Given exercise — Take the lines from the one bearing "Clone this chart in matplotlib." to the one bearing "from matplotlib.patches import Rectangle", inclusive, and reproduce them exactly; include no other line.

Input rows —
┌────────

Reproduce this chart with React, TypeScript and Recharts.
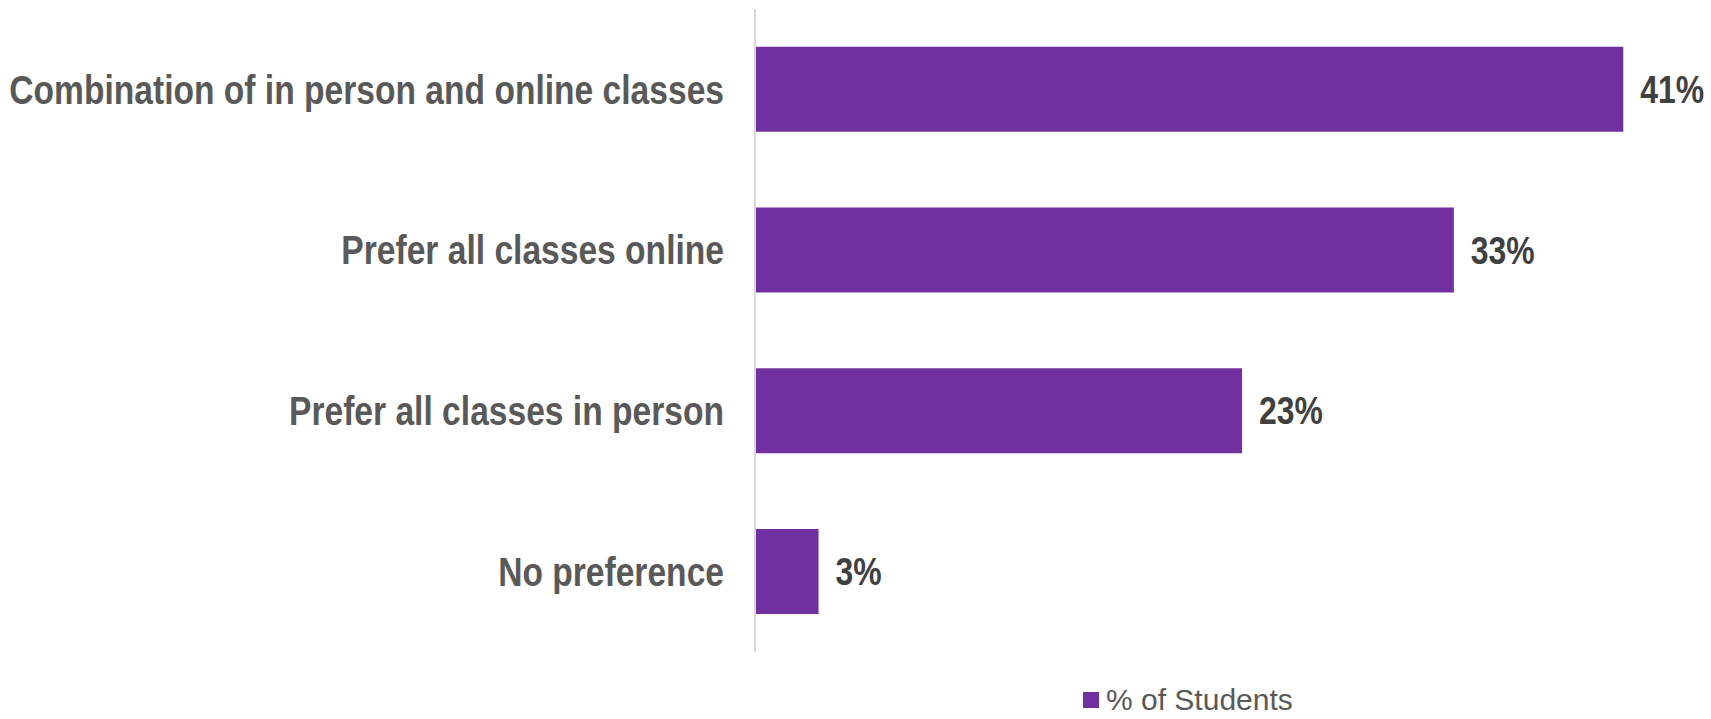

└────────
┌────────

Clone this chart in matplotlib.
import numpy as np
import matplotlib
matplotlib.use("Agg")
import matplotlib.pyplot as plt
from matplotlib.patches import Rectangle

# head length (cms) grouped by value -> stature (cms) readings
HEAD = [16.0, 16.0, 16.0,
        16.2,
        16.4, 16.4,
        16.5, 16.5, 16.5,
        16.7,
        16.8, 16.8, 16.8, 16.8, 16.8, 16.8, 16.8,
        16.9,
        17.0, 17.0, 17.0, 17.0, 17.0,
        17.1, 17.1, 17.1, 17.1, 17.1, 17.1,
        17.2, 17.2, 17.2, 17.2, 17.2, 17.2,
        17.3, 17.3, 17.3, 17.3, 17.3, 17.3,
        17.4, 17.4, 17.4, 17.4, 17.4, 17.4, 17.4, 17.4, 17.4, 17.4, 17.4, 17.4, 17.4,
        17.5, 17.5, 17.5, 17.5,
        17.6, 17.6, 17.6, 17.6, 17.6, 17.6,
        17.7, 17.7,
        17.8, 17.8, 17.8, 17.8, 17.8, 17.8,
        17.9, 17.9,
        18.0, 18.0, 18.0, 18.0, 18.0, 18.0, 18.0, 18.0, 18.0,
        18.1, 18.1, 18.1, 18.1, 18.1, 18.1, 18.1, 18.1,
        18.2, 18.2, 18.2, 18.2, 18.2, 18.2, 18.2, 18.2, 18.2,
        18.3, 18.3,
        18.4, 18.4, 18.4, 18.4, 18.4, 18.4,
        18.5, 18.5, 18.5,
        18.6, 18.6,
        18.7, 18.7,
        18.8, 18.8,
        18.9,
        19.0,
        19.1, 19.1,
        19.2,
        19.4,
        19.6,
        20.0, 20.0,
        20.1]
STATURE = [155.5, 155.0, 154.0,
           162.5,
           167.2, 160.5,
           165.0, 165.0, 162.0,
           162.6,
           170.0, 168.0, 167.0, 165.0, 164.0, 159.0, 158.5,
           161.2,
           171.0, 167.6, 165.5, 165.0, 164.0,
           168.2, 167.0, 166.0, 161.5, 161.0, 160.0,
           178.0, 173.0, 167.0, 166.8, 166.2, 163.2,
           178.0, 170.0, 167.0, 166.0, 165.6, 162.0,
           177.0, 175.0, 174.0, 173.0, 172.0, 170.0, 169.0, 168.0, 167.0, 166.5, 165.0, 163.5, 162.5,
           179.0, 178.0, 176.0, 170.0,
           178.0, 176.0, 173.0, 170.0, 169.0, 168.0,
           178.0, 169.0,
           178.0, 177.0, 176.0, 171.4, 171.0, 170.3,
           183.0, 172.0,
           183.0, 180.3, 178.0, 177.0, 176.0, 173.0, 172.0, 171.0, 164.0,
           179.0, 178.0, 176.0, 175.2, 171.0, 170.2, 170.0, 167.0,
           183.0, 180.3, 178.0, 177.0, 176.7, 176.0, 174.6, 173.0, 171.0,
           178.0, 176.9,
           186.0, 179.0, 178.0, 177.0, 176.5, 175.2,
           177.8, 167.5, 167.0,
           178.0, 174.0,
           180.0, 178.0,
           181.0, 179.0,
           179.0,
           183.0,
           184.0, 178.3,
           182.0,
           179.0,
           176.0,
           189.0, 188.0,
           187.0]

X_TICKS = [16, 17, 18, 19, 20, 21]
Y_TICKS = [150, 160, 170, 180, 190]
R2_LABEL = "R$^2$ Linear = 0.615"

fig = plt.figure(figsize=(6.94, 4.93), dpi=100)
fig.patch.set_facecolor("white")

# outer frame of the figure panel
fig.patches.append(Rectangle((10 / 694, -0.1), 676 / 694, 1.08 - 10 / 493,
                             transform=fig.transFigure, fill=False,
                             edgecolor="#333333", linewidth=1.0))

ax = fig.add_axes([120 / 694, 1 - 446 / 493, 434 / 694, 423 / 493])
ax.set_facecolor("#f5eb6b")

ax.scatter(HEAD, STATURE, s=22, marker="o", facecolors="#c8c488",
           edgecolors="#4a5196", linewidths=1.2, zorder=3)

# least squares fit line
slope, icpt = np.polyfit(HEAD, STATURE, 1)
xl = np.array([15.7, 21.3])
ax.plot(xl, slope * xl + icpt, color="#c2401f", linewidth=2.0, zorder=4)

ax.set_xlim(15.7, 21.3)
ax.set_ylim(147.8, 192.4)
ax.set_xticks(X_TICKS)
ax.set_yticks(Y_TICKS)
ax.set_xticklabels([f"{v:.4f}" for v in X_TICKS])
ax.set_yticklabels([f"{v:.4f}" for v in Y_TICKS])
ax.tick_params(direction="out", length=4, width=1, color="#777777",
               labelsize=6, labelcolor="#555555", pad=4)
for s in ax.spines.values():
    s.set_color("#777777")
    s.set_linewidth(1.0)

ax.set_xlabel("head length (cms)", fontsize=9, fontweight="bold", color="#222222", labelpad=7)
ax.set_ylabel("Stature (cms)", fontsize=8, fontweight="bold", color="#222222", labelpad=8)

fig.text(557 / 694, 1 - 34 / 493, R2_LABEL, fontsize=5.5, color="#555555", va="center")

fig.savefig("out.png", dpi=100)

└────────

Complete response —
Clone this chart in matplotlib.
import numpy as np
import matplotlib
matplotlib.use("Agg")
import matplotlib.pyplot as plt
from matplotlib.patches import Rectangle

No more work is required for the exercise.